Я зачем-то застал «Бутербродную» и написал на улице Запарина «No future», Телевизор помнит это - 1997 год, она до сих пор еще там.
Сколько кухонь прошло перед моими глазами с тех пор сосчитать невозможно, да в принципе и не нужно, наверное. Оставаясь углами, окошками, шторами кухни редеют сквозь сито вместе с людьми.
Как там у Бертолуччи в его «Мечтателях»: «Кажется всегда, что чужие родители лучше, чем собственные…» Почти так же дело обстояло с чужими кухнями, которых за эти годы сменилось и было перевидано внушительное число, десятки, нет, сотни кафельных, деревянных, неповоротливых, с чорными холодильниками, аквариумами и унылыми растениями в пластмассовых горшках, с деревянными рамами, застекленными дверьми, газовыми и электрическими печками, мальчиками и девочками под тусклым светом стоваттных ламп, зимой, весной, летом и почему-то - особенно - осенью.

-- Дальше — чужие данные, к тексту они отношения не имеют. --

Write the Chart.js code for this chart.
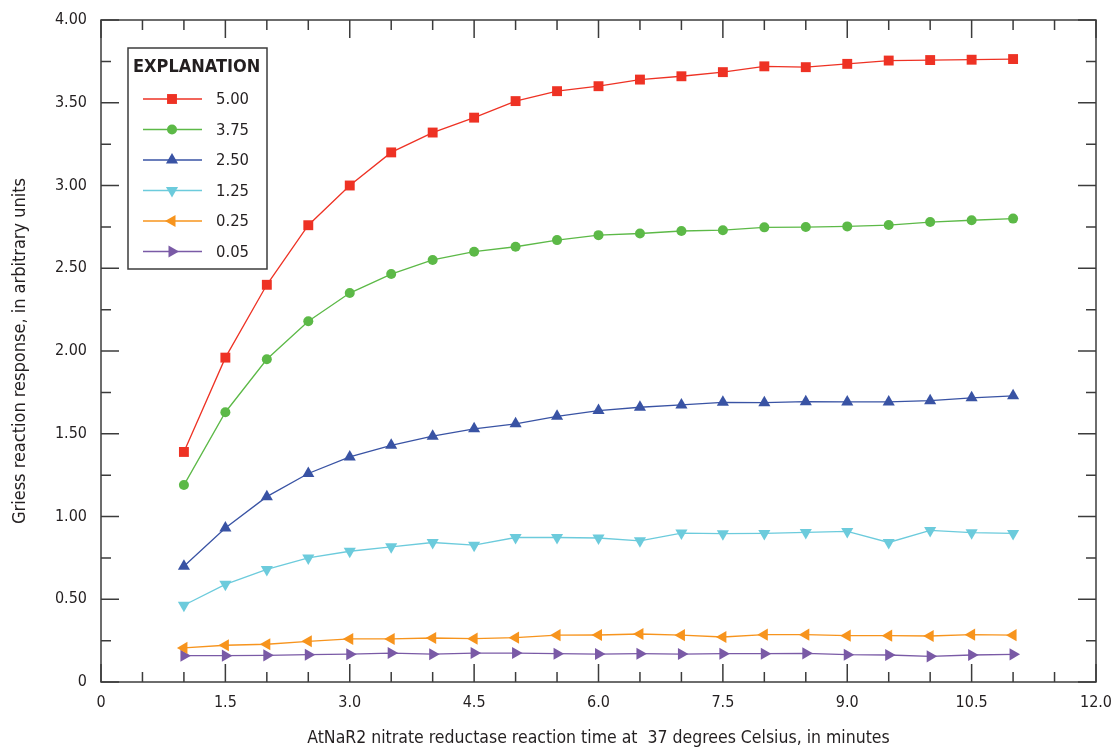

Помню и этот кислый запах отсыревших опилок на нашу половину окраины поселка, где с одной стороны - дома и огороды, велосипедисты с бидонами и удочками из посеревшего от времени ивняка, а с другой - бывшие колхозные поля с кормовыми травами, по колено в коровьих лепешках, с вышедшей из берегов речкой Мусоркой, где мы плавали на самодельных плотах, переворачивались и глотали ненароком паводковые воды (привет, Кусто, здравствуй, ящур!) Или такое явление как «летняя кухня» - которая, в отличие от кухни зимней, с печкой, обитой цинковыми пластинами, в холодное и темное время года пустовала, оживая с приходом весны… Поплавок, выныривающий из озера - память заходится криком и шепотом, задыхается заоконным холодом, двадцать шесть лет, проведенных на кухнях, в сущности, как же верно, еще бы! Подумать!



Он сдавленно вдохнул, покатал в дырявом рту дымок, кашлянул, выпуская дым на волю, разжалобился, разжал глаза, потом зубы, выдохнул, улыбнулся и вернулся на кухню. Убавил огонь.